Hopefully helpful writings of a career minded pilot, working through the ratings in a Part 61 school while still managing to eat and find time to sleep and work.

Saturday, October 9, 2010

lazy eights...think i've got it now

lazy eights have been dogging me since the start of my commercial rating. the last 45 degrees of each turn have been slow and my perception of that segment has been a 5-10 degree bank, NO rate of turn, and a sharp descent.

today that changed - somewhat anyway. i've been rereading the chapters on basic aerodynamics from the Pilot's Handbook of Aeronautical Knowledge  (and just realizing that I have an older edition with not such nice graphics as those up there now!) in preparation for my CFI certification looming this winter. As I was doing my turns in the 8's all the stuff I have been reading was fresh in my mind, particularly lift, and it's changes in banks to wings level and the changing airspeed throughout the maneuver. I still find myself wanting to kick the plane over to the 180 degree point, and instead of doing so, find myself leaning in my seat at the end! anyway, i managed to figure out the magic number for Arrow N813ND : 19" of manifold pressure and 2400 RPM. I started with 18" and ended up 200 feet low, but the maneuver was nice and smooth. 19" did the trick! In addition, this guy's method of doing them has simplified the maneuver 10-fold. I've paraphrased the import part below, but give the whole page a read through. there's some good stuff on there:


All in all the first 90 degrees of the maneuver required very little control inputs on my part. After rolling into the initial 5 degrees of bank all I needed to do was to control the pitch attitude with back pressure on the yoke while keeping the ailerons and rudders neutral and the airplane basically did the rest for me.
As I allowed the airplane to return to a level pitch attitude at the 90-degree point and relatively close to the clean configuration stall speed the nose of the airplane sliced sideways through the horizon and into a descending pitch attitude without any significant intervention on the flight controls by me.
The second half of the 180-degree turn was somewhat more challenging as I was required to use the controls more actively to reduce the bank angle and controlling the pitch attitude throughout the descending portion of the turn.
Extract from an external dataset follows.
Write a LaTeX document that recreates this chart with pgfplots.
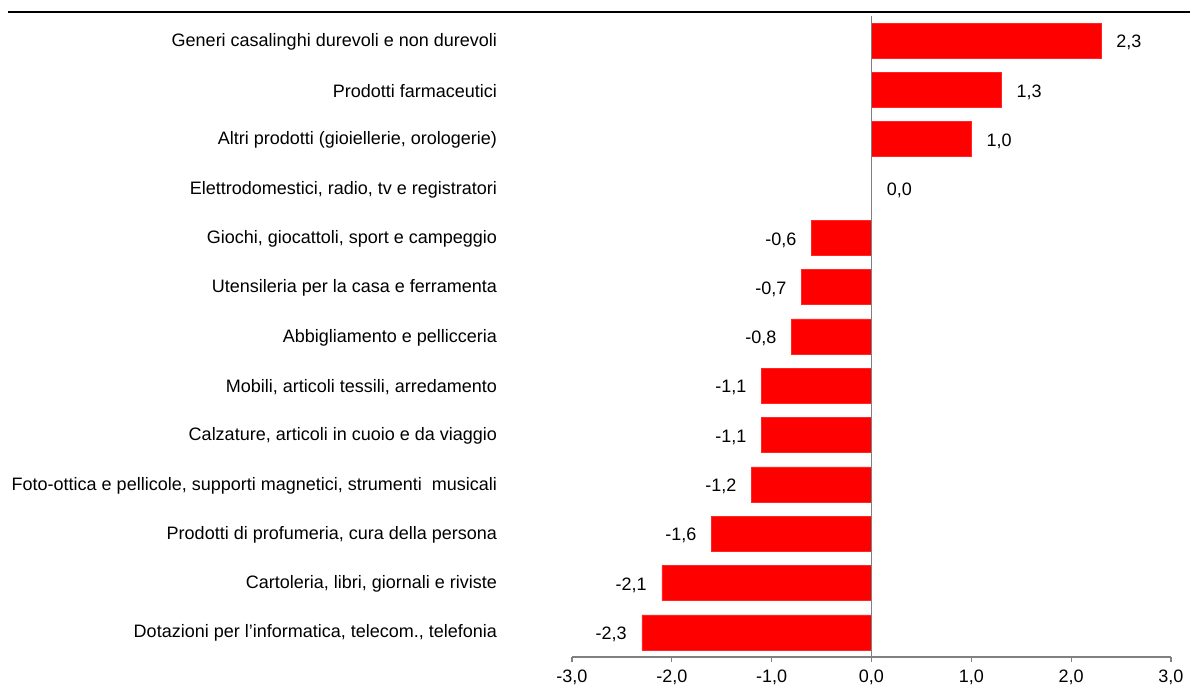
\documentclass[border=0pt]{standalone}
\usepackage{fontspec}
\setmainfont{Liberation Sans}
\usepackage{pgfplots}
\pgfplotsset{compat=1.18}
\definecolor{axgray}{RGB}{128,128,128}
\definecolor{barred}{RGB}{255,0,0}
\begin{document}
\begin{tikzpicture}
\path[use as bounding box] (-286pt,-16.5pt) rectangle (309pt,328.5pt);
\draw[line width=1.1pt] (-282pt,322.5pt) -- (309pt,322.5pt);
\begin{axis}[
  at={(0pt,0pt)}, anchor=south west,
  scale only axis, width=299.5pt, height=320.5pt,
  xbar, bar width=17.5pt,
  xmin=-3, xmax=3, ymin=-0.5, ymax=12.5,
  xtick={-3,-2,-1,0,1,2,3},
  ytick={0,1,2,3,4,5,6,7,8,9,10,11,12},
  yticklabels={
    {Dotazioni per l’informatica, telecom., telefonia},
    {Cartoleria, libri, giornali e riviste},
    {Prodotti di profumeria, cura della persona},
    {Foto-ottica e pellicole, supporti magnetici, strumenti\ \ musicali},
    {Calzature, articoli in cuoio e da viaggio},
    {Mobili, articoli tessili, arredamento},
    {Abbigliamento e pellicceria},
    {Utensileria per la casa e ferramenta},
    {Giochi, giocattoli, sport e campeggio},
    {Elettrodomestici, radio, tv e registratori},
    {Altri prodotti (gioiellerie, orologerie)},
    {Prodotti farmaceutici},
    {Generi casalinghi durevoli e non durevoli}},
  axis x line*=bottom, axis y line*=left,
  x axis line style={axgray, line width=0.6pt, -},
  y axis line style={draw=none},
  ytick style={draw=none},
  xtick style={axgray, line width=0.6pt},
  tick align=outside, major tick length=2.5pt,
  /pgf/number format/.cd, fixed, fixed zerofill, precision=1, use comma, assume math mode=true,
  /pgfplots/.cd,
  tick label style={font=\fontsize{9}{10}\selectfont, black},
  yticklabel style={anchor=east, xshift=-31.5pt, yshift=-0.5pt},
  xticklabel style={yshift=-0.5pt},
  nodes near coords,
  every node near coord/.append style={font=\fontsize{9}{10}\selectfont, black, inner xsep=7.5pt, yshift=-1pt},
]
\addplot[fill=barred, draw=barred!85!white, line width=0.3pt] coordinates {
  (-2.3,0) (-2.1,1) (-1.6,2) (-1.2,3) (-1.1,4) (-1.1,5) (-0.8,6)
  (-0.7,7) (-0.6,8) (0.0,9) (1.0,10) (1.3,11) (2.3,12)
};
\draw[axgray, line width=0.8pt] (axis cs:0,-0.5) -- (axis cs:0,12.5);
\end{axis}
\end{tikzpicture}
\end{document}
and to make the flight sweeter - my chandelles were ending with some nice wing buffets - but no stall. I think I might just be a commercial pilot afterall.

250-260 hours and counting...

Sunday, October 3, 2010

in the system

today i took my first cross country flight as an instrument rated pilot filing IFR. i went to see my folks up in VT, expecting a nice VFR ride, but the early morning fog in KLEB had hung around longer than expected. it was 100 broken when i departed KBED, but expected to lift, so I filed IFR, KBED - CON - KLEB. My clearance was radar vectors to MHT, then direct at 6000. The plane i was in was N6910J, one of the older warriors, but still legal for IFR flight - well, just barely anyway. The DG precessed a good deal, and VOR2 was 3 degrees off, but all within limits for IFR flight. the VFR GPS left much to be desired as well. besides these however, it was VFR the entire way. as I got close to MHT I was given a direct vector of 340 to KLEB. approaching KLEB the tower was reporting 300 scattered on and off as the fog was lifting. as i got close, a plane in front of me got in on the visual 25, and i could see the airport in plain view with only a few puffs here and there in the area. i cancelled IFR and made the smoothest landing I've had in a while into rwy 36 since I was used to that approach. here's the plot:

http://flightaware.com/live/flight/N6910J/history/20101003/1345Z/KBED/KLEB

and some pics:

everything in it's right place

the fog over NH/VT up ahead




On the way back, I decided to file IFR again, despite beautiful VFR weather. I like it, and it's simpler to a degree than flight following, but that's a topic for another post. instrument rated pilots know what i'm talking about :) I filed for 7000 to make sure that weird fear of heights i had in the tomahawk a year back was gone. my clearance was one i didn't expect - cleared to bedford via the 167 radial of LEB, then BASUU, then direct. I read back and went to work on the map figuring out where BASUU was, and plugged it into the fisher-price GPS. (re: regulations - technically it is only for reference and i am required to use my OBS's to find the fix) once all that was squared away i was off.

BASUU turns out is right between Bedford and Lebanon, next to Manchester. After only a few minutes at 7000 i was directed to 5000 then 4000. Bedford in sight, I was directed to the visual runway 5 - an approach I have never made at that airport despite flying out of there for almost 3 years! The pattern was a mess, the controller mistook me for another warrior and put me on a parallel approach with a cirrus who had to break off. i felt bad, but i was only following orders! they also had traffic landing on a crossing runway, 11, so i landed in the first 6-700 feet of the runway (light trainers, yeah!) and had to accelerate off to the first taxiway, E, to facilitate the folks behind me.

Here's the plot for the trip home:

http://flightaware.com/live/flight/N6910J/history/20101003/1915Z/KLEB/KBED

All in all, a great flight. 2.5 hours on the hobbs...the part 61 $$$-suck continues...

on the way home at 7000 - laconia is under there somewhere.